One must keep on pointing out that Christianity is a statement which, if false, is of no importance, and, if true, of infinite importance. The one thing it cannot be is moderately important.

The church slightly modified this quote to fit in its ads: “Christianity, if false, is of no importance, and if true, of infinite importance. The one thing it cannot be is moderately important.” The modified version removes a little bit of the untruth: surely there is more to the two-thousand-year history of Christian tradition, from St. Teresa’s visions to church architecture, than a mere statement. But the “statement” bit isn’t the point of Lewis’s quote, and it’s not what I want to focus on here either.

Rather, there is something very wrong with the claim that Christianity, however one identifies its nature, is either of no importance or of infinite importance. It is no coincidence that those who make this claim – Lewis and the church advertising it – are entirely on one side of the presumed dilemma. They believe Christianity to be true, and therefore of infinite importance. That part is a perfectly defensible claim.

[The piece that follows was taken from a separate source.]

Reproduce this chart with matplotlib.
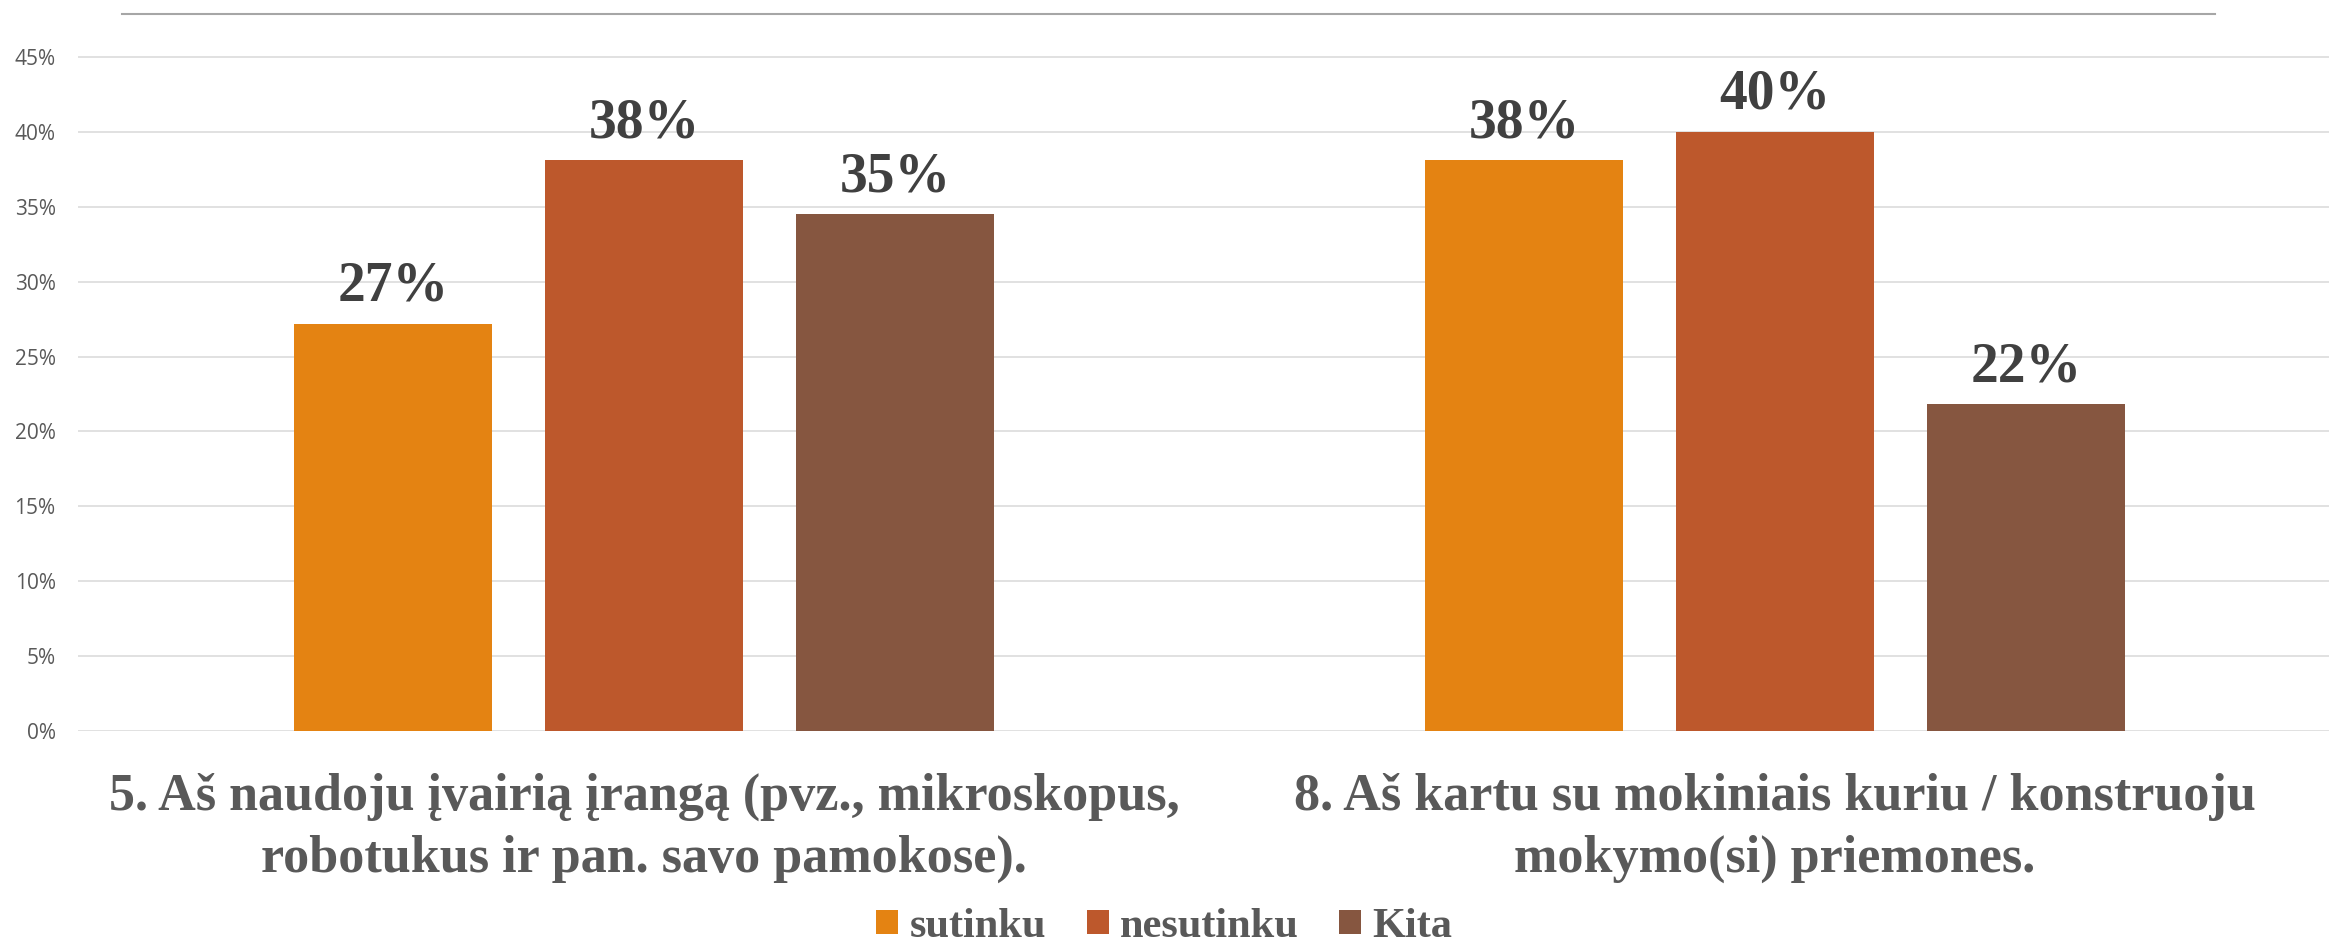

The problem comes on the other side of the dilemma. I am surprised at how little Lewis seems to have thought it through, given that he was at one point an atheist himself. There are many in this world who believe Christianity to be false. But the inference that it would therefore be unimportant is utterly bizarre. Many self-proclaimed atheists spend a great deal of time attacking Christianity. Are they wasting their time?

The question is entirely rhetorical. One might as well ask whether right-wingers who attack left-wing ideologies, or left-wingers who attack right-wing ideologies, are wasting their time. Of course they aren’t! For millions of people believe in each of those opposing ideologies, and the beliefs matter because the people matter. They’re real and they’re powerful. Left-wingers can tax you. Right-wingers can take away your health care and your children’s education. Left- and right-wing ideologies matter for this reason. That either ideology is true or false makes no difference to this importance.

Christians, meanwhile, can put you in jail for your choice of sexual partners. They can make it impossible for you to access abortion or even contraception. And they can fight for – and achieve – the equality of people of all races amid a society that denies it. In the past century, Christians of various sorts have done all these things many times, and done them because they were Christians: because they believed in, identified with and/or practised Christian tradition.

Beyond these political implications lies the historical memory of Christianity that continues to percolate through modern Western culture, a long set of influences we are often unaware of – the kind of influence that serious atheists like Nietzsche take great pains to uproot. And that’s not even to mention the beauty of Christian art and literature, so often appreciated by people who have no patience for Christian belief. All this is of no importance? Only to someone who has not thought seriously about what it is to believe Christian tradition false.

I am not taking a position here on the truth or falsity of Christianity, only on what is implied by its being false. Can a false Christianity be moderately imporant? If the answer is no, it is only because a false Christianity must be very important.